Frame Control for LOs: Own the Room, Own the Result


Every business conversation is a collision of frames—those invisible sets of rules that decide what matters, who leads, and how we’ll judge what we hear. The dominant frame governs the meeting. When we lose it, we fall back on “techniques” from a lower-status position and start performing for approval. Mortgage pros face three frames most often. The Power Frame flexes ego or rank and expects deference. The Time Frame squeezes you into a rushed, low-status scramble. The Analyst Frame drags everyone into cold cognition—deep details, zero emotion, and attention that drifts.

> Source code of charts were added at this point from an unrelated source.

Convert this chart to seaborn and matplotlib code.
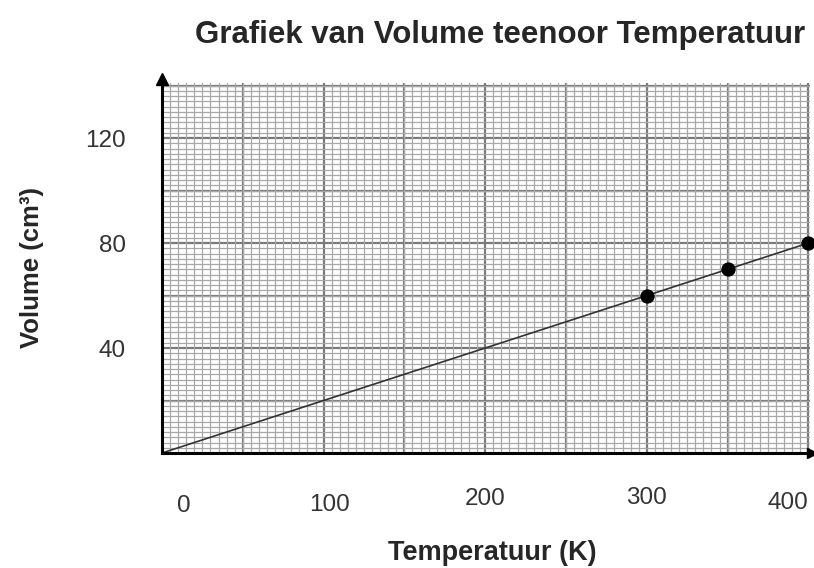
import numpy as np
import pandas as pd
import seaborn as sns
import matplotlib.pyplot as plt
from matplotlib.ticker import MultipleLocator
from matplotlib.transforms import ScaledTranslation

# data
temperature = [300, 350, 400]
volume = [60, 70, 80]
fit_temp = [0, 400]
fit_vol = [0, 80]
x_ticks = [0, 100, 200, 300, 400]
y_ticks = [40, 80, 120]

df = pd.DataFrame({'Temperatuur': temperature, 'Volume': volume})
df_fit = pd.DataFrame({'Temperatuur': fit_temp, 'Volume': fit_vol})

sns.set_style('white')
plt.rcParams['font.family'] = ['Liberation Sans', 'DejaVu Sans']

fig = plt.figure(figsize=(8.14, 5.68), dpi=100)
ax = fig.add_axes([162 / 814, 115 / 568, 648 / 814, 370 / 568])

# grafiekpapier
ax.xaxis.set_minor_locator(MultipleLocator(5))
ax.yaxis.set_minor_locator(MultipleLocator(2))
ax.grid(which='minor', color='#a8a8a8', linewidth=0.9)
ax.set_axisbelow(True)
for xv in np.arange(50, 401, 50):
    ax.axvline(xv, color='#7a7a7a', linewidth=1.6, zorder=0.5)
for yv in np.arange(20, 141, 20):
    ax.axhline(yv, color='#7a7a7a', linewidth=1.6, zorder=0.5)

sns.lineplot(data=df_fit, x='Temperatuur', y='Volume', ax=ax, color='#333333', linewidth=1.2)
sns.scatterplot(data=df, x='Temperatuur', y='Volume', ax=ax, color='black', s=90,
                edgecolor='black', zorder=5, clip_on=False)

ax.set_xlim(0, 401)
ax.set_ylim(0, 141)

ax.spines['top'].set_visible(False)
ax.spines['right'].set_visible(False)
for s in ['left', 'bottom']:
    ax.spines[s].set_color('black')
    ax.spines[s].set_linewidth(2.2)
    ax.spines[s].set_zorder(6)

# pyltjies aan die asse
ax.plot([0], [1.01], marker='^', color='black', markersize=9, transform=ax.transAxes, clip_on=False)
ax.plot([1.003], [0], marker='>', color='black', markersize=7, transform=ax.transAxes, clip_on=False)

# tick labels sit apart from the grid, no tick marks
ax.set_xticks(x_ticks)
ax.set_yticks(y_ticks)
ax.set_xticklabels([str(v) for v in x_ticks])
ax.set_yticklabels([str(v) for v in y_ticks])
ax.tick_params(axis='both', which='both', length=0, labelsize=17.5, labelcolor='#333333')
ax.tick_params(axis='x', pad=28)
ax.tick_params(axis='y', pad=26)

labels = ax.get_xticklabels()
labels[0].set_transform(labels[0].get_transform() + ScaledTranslation(0.22, -0.03, fig.dpi_scale_trans))
labels[1].set_transform(labels[1].get_transform() + ScaledTranslation(0.06, -0.02, fig.dpi_scale_trans))
labels[2].set_transform(labels[2].get_transform() + ScaledTranslation(0, 0.04, fig.dpi_scale_trans))
labels[3].set_transform(labels[3].get_transform() + ScaledTranslation(0, 0.05, fig.dpi_scale_trans))
labels[-1].set_transform(labels[-1].get_transform() + ScaledTranslation(-0.21, 0, fig.dpi_scale_trans))

ax.set_xlabel('Temperatuur (K)', fontsize=19.5, fontweight='bold')
ax.set_ylabel('Volume (cm³)', fontsize=18.5, fontweight='bold', labelpad=30)
ax.xaxis.set_label_coords(0.51, -0.235)
fig.suptitle('Grafiek van Volume teenoor Temperatuur', x=0.614, y=0.965,
             fontsize=22.5, fontweight='bold')

fig.savefig('out.png', dpi=100)
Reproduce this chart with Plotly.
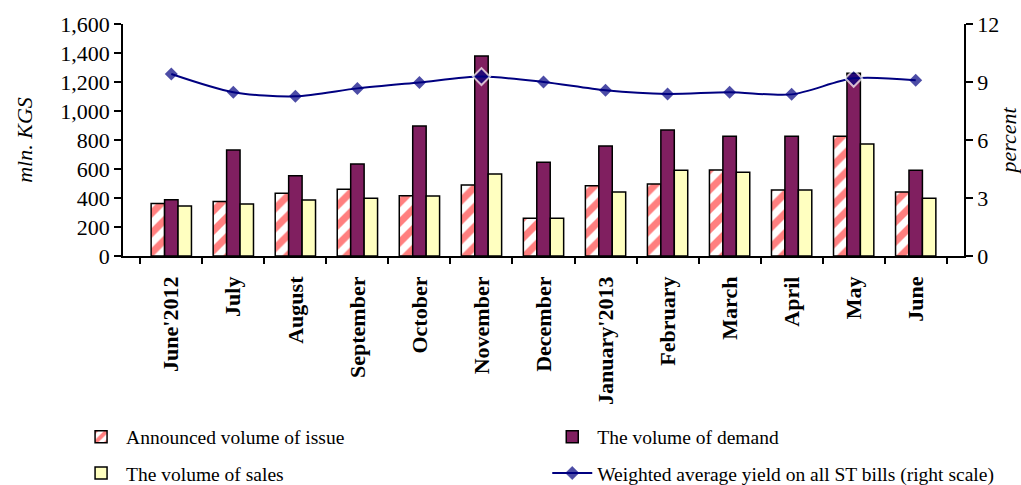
import plotly.graph_objects as go

months = ["June'2012", "July", "August", "September", "October", "November",
          "December", "January'2013", "February", "March", "April", "May", "June"]
announced = [362, 375, 432, 460, 416, 490, 260, 485, 497, 593, 455, 825, 441]
demand = [388, 731, 554, 634, 897, 1380, 646, 759, 869, 825, 825, 1260, 591]
sales = [345, 359, 386, 398, 414, 566, 260, 441, 591, 577, 455, 772, 398]
yield_pct = [9.41, 8.47, 8.26, 8.67, 8.98, 9.28, 9.0, 8.57, 8.38, 8.47, 8.36, 9.19, 9.09]

serif = "Liberation Serif"
navy = "#000080"
highlight = {"November", "May"}

fig = go.Figure()
fig.add_trace(go.Bar(
    x=months, y=announced, name="Announced volume of issue",
    marker=dict(color="white", line=dict(color="black", width=1.5),
                pattern=dict(shape="/", fgcolor="#FF0000", bgcolor="white",
                             size=14, solidity=0.5)),
    legend="legend"))
fig.add_trace(go.Bar(
    x=months, y=demand, name="The volume of demand",
    marker=dict(color="#801F60", line=dict(color="black", width=1.5)),
    legend="legend2"))
fig.add_trace(go.Bar(
    x=months, y=sales, name="The volume of sales",
    marker=dict(color="#FFFFC0", line=dict(color="black", width=1.5)),
    legend="legend3"))
fig.add_trace(go.Scatter(
    x=months, y=yield_pct, yaxis="y2", mode="lines+markers",
    name="Weighted average yield on all ST bills (right scale)",
    line=dict(color=navy, width=2, shape="spline", smoothing=0.8),
    marker=dict(symbol="diamond", color=navy,
                size=[13 if m in highlight else 10 for m in months],
                line=dict(color=["white" if m in highlight else navy for m in months],
                          width=[2 if m in highlight else 0 for m in months])),
    legend="legend4"))

# one legend box per entry, laid out as a 2x2 grid under the chart
legend_common = dict(orientation="h", xanchor="left", yanchor="middle",
                     xref="container", yref="container",
                     font=dict(family=serif, size=19.5, color="black"),
                     bgcolor="rgba(0,0,0,0)", itemwidth=40)
col_x = [0.0745, 0.536]
row_y = [0.099, 0.024]

fig.update_layout(
    width=1021, height=485, showlegend=True,
    margin=dict(l=123, r=57, t=24, b=229, autoexpand=False),
    paper_bgcolor="white", plot_bgcolor="white",
    barmode="group", bargap=0.35, bargroupgap=0,
    font=dict(family=serif, color="black"),
    xaxis=dict(type="category", showline=True, linecolor="black", linewidth=1.5,
               ticks="outside", tickson="boundaries", ticklen=6, tickcolor="black",
               tickwidth=1.5, tickangle=-90, automargin=False,
               tickfont=dict(family=serif, size=22, color="black", weight="bold"),
               showgrid=False, ticklabelstandoff=10),
    yaxis=dict(range=[0, 1600], dtick=200, tickformat=",d", showline=True,
               linecolor="black", linewidth=1.5, ticks="outside", ticklen=7,
               tickcolor="black", tickwidth=1.5, showgrid=False, zeroline=False,
               automargin=False,
               tickfont=dict(family=serif, size=22, color="black"),
               title=dict(text="mln. KGS", standoff=22,
                          font=dict(family=serif, size=22, color="black", style="italic"))),
    yaxis2=dict(range=[0, 12], dtick=3, overlaying="y", side="right", showline=True,
                linecolor="black", linewidth=1.5, ticks="outside", ticklen=7,
                tickcolor="black", tickwidth=1.5, showgrid=False, zeroline=False,
                automargin=False,
                tickfont=dict(family=serif, size=22, color="black"),
                title=dict(text="percent", standoff=20,
                           font=dict(family=serif, size=22, color="black", style="italic"))),
    legend=dict(x=col_x[0], y=row_y[0], **legend_common),
    legend2=dict(x=col_x[1], y=row_y[0], **legend_common),
    legend3=dict(x=col_x[0], y=row_y[1], **legend_common),
    legend4=dict(x=col_x[1], y=row_y[1], **legend_common),
)

fig.write_html("out.html")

Beat Power with small, playful denials that signal you won’t be managed. Skip the meaningless small talk and calmly set your agenda: “Before we dive in, I’ve got a one-minute visual that sets context.” Replace a hostile Time Frame with your own: “If we’ve only got ten minutes, let’s reschedule—this deserves twenty so we can see if we’re a fit.” And park the Analyst spiral by acknowledging it, handing over a one-pager that answers 90% of the technical questions, then steering back to outcomes and people: “Let’s make sure our process fits your life—then we’ll let the math confirm it.”

Frame control is not chest-thumping. It’s generous leadership. You protect attention, keep the meeting human, and give decisions the context they deserve. When you consistently set the frame, your value gets seen, your time gets respected, and your advice lands.